● **Set exercise**
Please write out the complete listing that follows, exactly as it reads.
━━━━
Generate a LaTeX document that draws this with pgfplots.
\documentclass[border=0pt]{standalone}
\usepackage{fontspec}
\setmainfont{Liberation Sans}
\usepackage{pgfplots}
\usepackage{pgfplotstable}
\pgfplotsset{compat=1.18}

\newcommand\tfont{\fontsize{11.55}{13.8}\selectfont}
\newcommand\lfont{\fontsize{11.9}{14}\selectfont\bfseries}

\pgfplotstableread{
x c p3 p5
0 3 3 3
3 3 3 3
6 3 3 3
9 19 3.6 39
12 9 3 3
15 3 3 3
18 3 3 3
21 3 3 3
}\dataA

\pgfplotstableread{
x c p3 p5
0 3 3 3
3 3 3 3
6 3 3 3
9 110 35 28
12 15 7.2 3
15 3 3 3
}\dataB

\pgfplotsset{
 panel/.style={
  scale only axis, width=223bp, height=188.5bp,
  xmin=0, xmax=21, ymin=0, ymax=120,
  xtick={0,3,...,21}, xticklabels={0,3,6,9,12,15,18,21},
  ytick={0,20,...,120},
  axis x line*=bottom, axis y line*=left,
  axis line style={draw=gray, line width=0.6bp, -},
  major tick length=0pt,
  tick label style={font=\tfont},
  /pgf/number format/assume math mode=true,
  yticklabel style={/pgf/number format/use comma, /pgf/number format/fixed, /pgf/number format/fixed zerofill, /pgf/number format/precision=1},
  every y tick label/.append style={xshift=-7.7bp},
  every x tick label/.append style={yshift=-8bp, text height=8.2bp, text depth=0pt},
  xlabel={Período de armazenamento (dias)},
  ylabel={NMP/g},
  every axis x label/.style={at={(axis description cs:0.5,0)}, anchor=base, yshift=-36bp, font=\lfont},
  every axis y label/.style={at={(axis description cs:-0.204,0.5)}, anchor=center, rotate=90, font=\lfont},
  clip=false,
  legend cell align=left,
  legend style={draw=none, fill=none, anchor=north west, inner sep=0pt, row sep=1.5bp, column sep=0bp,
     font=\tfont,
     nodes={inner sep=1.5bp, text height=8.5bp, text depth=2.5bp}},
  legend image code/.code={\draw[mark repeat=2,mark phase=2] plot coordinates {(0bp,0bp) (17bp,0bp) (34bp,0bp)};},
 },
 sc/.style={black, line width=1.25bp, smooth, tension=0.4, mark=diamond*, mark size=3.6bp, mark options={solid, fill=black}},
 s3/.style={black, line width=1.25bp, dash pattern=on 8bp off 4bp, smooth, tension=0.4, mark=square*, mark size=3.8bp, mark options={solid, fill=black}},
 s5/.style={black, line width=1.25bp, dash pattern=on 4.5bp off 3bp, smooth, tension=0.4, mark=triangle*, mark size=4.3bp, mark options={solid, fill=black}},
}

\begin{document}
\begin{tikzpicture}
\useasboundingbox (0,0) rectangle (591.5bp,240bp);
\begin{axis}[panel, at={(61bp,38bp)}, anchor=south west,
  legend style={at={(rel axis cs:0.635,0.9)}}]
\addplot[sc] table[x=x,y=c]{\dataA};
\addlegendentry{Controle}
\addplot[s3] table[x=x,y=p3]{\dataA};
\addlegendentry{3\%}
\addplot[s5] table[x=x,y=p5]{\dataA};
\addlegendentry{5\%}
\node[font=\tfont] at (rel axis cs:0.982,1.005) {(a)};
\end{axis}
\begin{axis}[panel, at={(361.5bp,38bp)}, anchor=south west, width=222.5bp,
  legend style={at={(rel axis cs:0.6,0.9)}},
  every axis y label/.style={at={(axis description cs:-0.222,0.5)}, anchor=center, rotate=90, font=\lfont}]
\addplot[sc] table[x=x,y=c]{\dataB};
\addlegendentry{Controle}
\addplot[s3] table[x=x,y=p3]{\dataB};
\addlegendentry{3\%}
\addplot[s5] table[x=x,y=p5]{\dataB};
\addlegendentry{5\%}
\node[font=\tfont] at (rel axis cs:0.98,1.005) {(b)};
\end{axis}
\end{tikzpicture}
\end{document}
━━━━
● **Output**
Generate a LaTeX document that draws this with pgfplots.
\documentclass[border=0pt]{standalone}
\usepackage{fontspec}
\setmainfont{Liberation Sans}
\usepackage{pgfplots}
\usepackage{pgfplotstable}
\pgfplotsset{compat=1.18}

\newcommand\tfont{\fontsize{11.55}{13.8}\selectfont}
\newcommand\lfont{\fontsize{11.9}{14}\selectfont\bfseries}

\pgfplotstableread{
x c p3 p5
0 3 3 3
3 3 3 3
6 3 3 3
9 19 3.6 39
12 9 3 3
15 3 3 3
18 3 3 3
21 3 3 3
}\dataA

\pgfplotstableread{
x c p3 p5
0 3 3 3
3 3 3 3
6 3 3 3
9 110 35 28
12 15 7.2 3
15 3 3 3
}\dataB

\pgfplotsset{
 panel/.style={
  scale only axis, width=223bp, height=188.5bp,
  xmin=0, xmax=21, ymin=0, ymax=120,
  xtick={0,3,...,21}, xticklabels={0,3,6,9,12,15,18,21},
  ytick={0,20,...,120},
  axis x line*=bottom, axis y line*=left,
  axis line style={draw=gray, line width=0.6bp, -},
  major tick length=0pt,
  tick label style={font=\tfont},
  /pgf/number format/assume math mode=true,
  yticklabel style={/pgf/number format/use comma, /pgf/number format/fixed, /pgf/number format/fixed zerofill, /pgf/number format/precision=1},
  every y tick label/.append style={xshift=-7.7bp},
  every x tick label/.append style={yshift=-8bp, text height=8.2bp, text depth=0pt},
  xlabel={Período de armazenamento (dias)},
  ylabel={NMP/g},
  every axis x label/.style={at={(axis description cs:0.5,0)}, anchor=base, yshift=-36bp, font=\lfont},
  every axis y label/.style={at={(axis description cs:-0.204,0.5)}, anchor=center, rotate=90, font=\lfont},
  clip=false,
  legend cell align=left,
  legend style={draw=none, fill=none, anchor=north west, inner sep=0pt, row sep=1.5bp, column sep=0bp,
     font=\tfont,
     nodes={inner sep=1.5bp, text height=8.5bp, text depth=2.5bp}},
  legend image code/.code={\draw[mark repeat=2,mark phase=2] plot coordinates {(0bp,0bp) (17bp,0bp) (34bp,0bp)};},
 },
 sc/.style={black, line width=1.25bp, smooth, tension=0.4, mark=diamond*, mark size=3.6bp, mark options={solid, fill=black}},
 s3/.style={black, line width=1.25bp, dash pattern=on 8bp off 4bp, smooth, tension=0.4, mark=square*, mark size=3.8bp, mark options={solid, fill=black}},
 s5/.style={black, line width=1.25bp, dash pattern=on 4.5bp off 3bp, smooth, tension=0.4, mark=triangle*, mark size=4.3bp, mark options={solid, fill=black}},
}

\begin{document}
\begin{tikzpicture}
\useasboundingbox (0,0) rectangle (591.5bp,240bp);
\begin{axis}[panel, at={(61bp,38bp)}, anchor=south west,
  legend style={at={(rel axis cs:0.635,0.9)}}]
\addplot[sc] table[x=x,y=c]{\dataA};
\addlegendentry{Controle}
\addplot[s3] table[x=x,y=p3]{\dataA};
\addlegendentry{3\%}
\addplot[s5] table[x=x,y=p5]{\dataA};
\addlegendentry{5\%}
\node[font=\tfont] at (rel axis cs:0.982,1.005) {(a)};
\end{axis}
\begin{axis}[panel, at={(361.5bp,38bp)}, anchor=south west, width=222.5bp,
  legend style={at={(rel axis cs:0.6,0.9)}},
  every axis y label/.style={at={(axis description cs:-0.222,0.5)}, anchor=center, rotate=90, font=\lfont}]
\addplot[sc] table[x=x,y=c]{\dataB};
\addlegendentry{Controle}
\addplot[s3] table[x=x,y=p3]{\dataB};
\addlegendentry{3\%}
\addplot[s5] table[x=x,y=p5]{\dataB};
\addlegendentry{5\%}
\node[font=\tfont] at (rel axis cs:0.98,1.005) {(b)};
\end{axis}
\end{tikzpicture}
\end{document}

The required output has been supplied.